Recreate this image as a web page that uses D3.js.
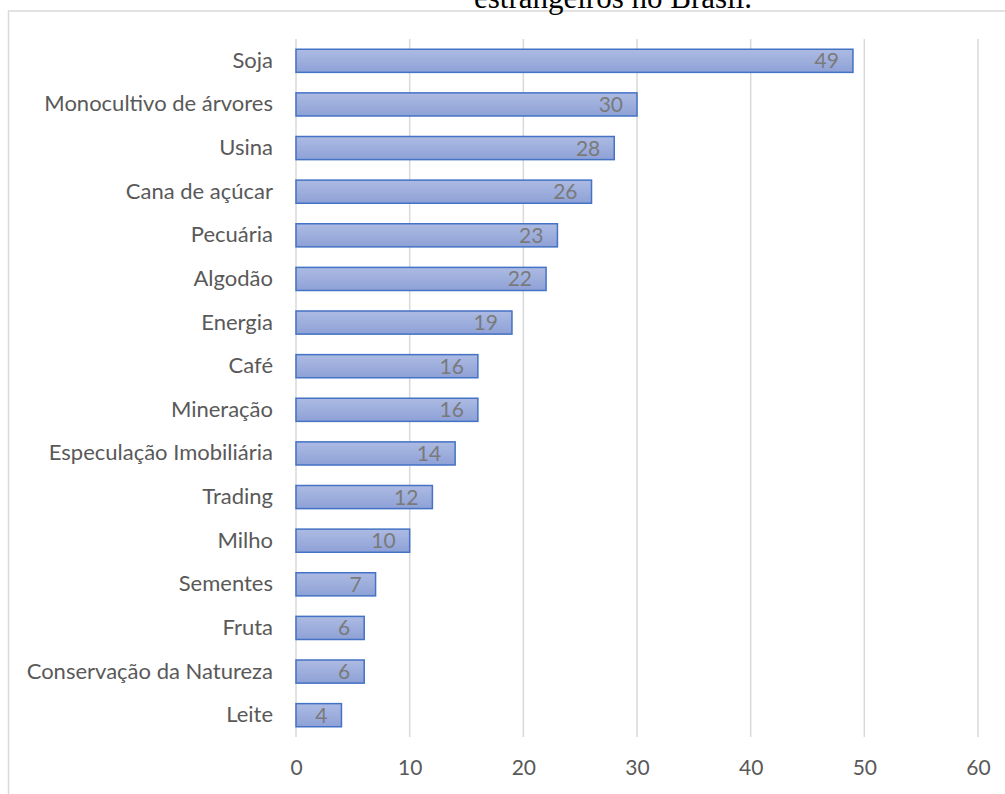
<!DOCTYPE html>
<html>
<head>
<meta charset="utf-8">
<script src="https://cdn.jsdelivr.net/npm/d3@7"></script>
<style>
  html, body { margin: 0; padding: 0; background: #fff; }
  svg { display: block; }
</style>
</head>
<body>
<svg id="chart"></svg>
<script>
const categories = ["Soja", "Monocultivo de árvores", "Usina", "Cana de açúcar", "Pecuária", "Algodão",
  "Energia", "Café", "Mineração", "Especulação Imobiliária", "Trading", "Milho", "Sementes", "Fruta",
  "Conservação da Natureza", "Leite"];
const values = [49, 30, 28, 26, 23, 22, 19, 16, 16, 14, 12, 10, 7, 6, 6, 4];
const xTicks = [0, 10, 20, 30, 40, 50, 60];
const title = "estrangeiros no Brasil.";

var svgWidth = 1005, svgHeight = 794;
var plotLeft = 296, plotRight = 978, plotTop = 39, plotBottom = 737;
var font = "Lato, 'Noto Sans', sans-serif";

var svg = d3.select("#chart")
   .attr("width", svgWidth)
   .attr("height", svgHeight);

var defs = svg.append("defs");
var grad = defs.append("linearGradient")
   .attr("id", "barGrad")
   .attr("x1", 0).attr("y1", 0).attr("x2", 0).attr("y2", 1);
grad.append("stop").attr("offset", "0%").attr("stop-color", "#adbbe3");
grad.append("stop").attr("offset", "100%").attr("stop-color", "#8ea1d6");

// chart frame (runs off the page right and bottom)
svg.append("rect")
   .attr("x", 8.5).attr("y", 11)
   .attr("width", 1100).attr("height", 900)
   .attr("fill", "none")
   .attr("stroke", "#d9d9d9")
   .attr("stroke-width", 1.5);

// title, cut off at the top
svg.append("text")
   .attr("x", 613).attr("y", 8)
   .attr("text-anchor", "middle")
   .attr("font-family", "'Liberation Serif', 'Times New Roman', serif")
   .attr("font-size", 31)
   .attr("fill", "#000")
   .text(title);

var x = d3.scaleLinear().domain([0, 60]).range([plotLeft, plotRight]);
var y = d3.scaleBand().domain(categories).range([plotTop, plotBottom]).paddingInner(0.47).paddingOuter(0.235);

// gridlines
svg.append("g")
   .selectAll("line")
   .data(xTicks)
   .enter()
   .append("line")
   .attr("x1", d => x(d)).attr("x2", d => x(d))
   .attr("y1", plotTop).attr("y2", plotBottom)
   .attr("stroke", "#d9d9d9")
   .attr("stroke-width", 1.5);

// x axis labels
var xAxis = svg.append("g")
   .attr("transform", "translate(0," + (plotBottom + 23) + ")")
   .call(d3.axisBottom(x).tickValues(xTicks).tickSize(0).tickPadding(0));
xAxis.select(".domain").remove();
xAxis.selectAll("text")
   .attr("font-family", font)
   .attr("font-size", 21)
   .attr("fill", "#595959");

// category labels
var yAxis = svg.append("g")
   .attr("transform", "translate(" + (plotLeft - 23) + ",0)")
   .call(d3.axisLeft(y).tickSize(0).tickPadding(0));
yAxis.select(".domain").remove();
yAxis.selectAll("text")
   .attr("font-family", font)
   .attr("font-size", 22)
   .attr("fill", "#595959");

// bars
svg.append("g")
   .selectAll("rect")
   .data(values)
   .enter()
   .append("rect")
   .attr("x", x(0))
   .attr("y", (d, i) => y(categories[i]))
   .attr("width", d => x(d) - x(0))
   .attr("height", y.bandwidth())
   .attr("fill", "url(#barGrad)")
   .attr("stroke", "#4472c4")
   .attr("stroke-width", 1.5);

// value labels, inside end
svg.append("g")
   .selectAll("text")
   .data(values)
   .enter()
   .append("text")
   .attr("x", d => x(d) - 14)
   .attr("y", (d, i) => y(categories[i]) + y.bandwidth() / 2)
   .attr("dy", "0.36em")
   .attr("text-anchor", "end")
   .attr("font-family", font)
   .attr("font-size", 21)
   .attr("fill", "#7a7a7a")
   .text(d => d);
</script>
</body>
</html>
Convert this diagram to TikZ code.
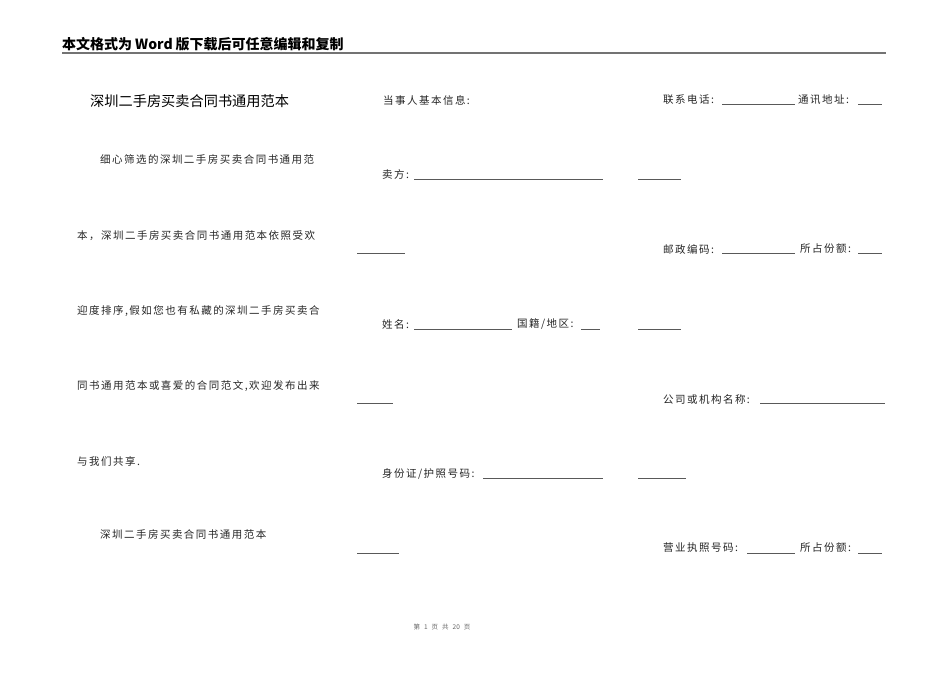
────────
Using the entries above, return each line that includes the word "this".

Exercise result.
Recreate this image as a web page that uses D3.js.
Convert this diagram to TikZ code.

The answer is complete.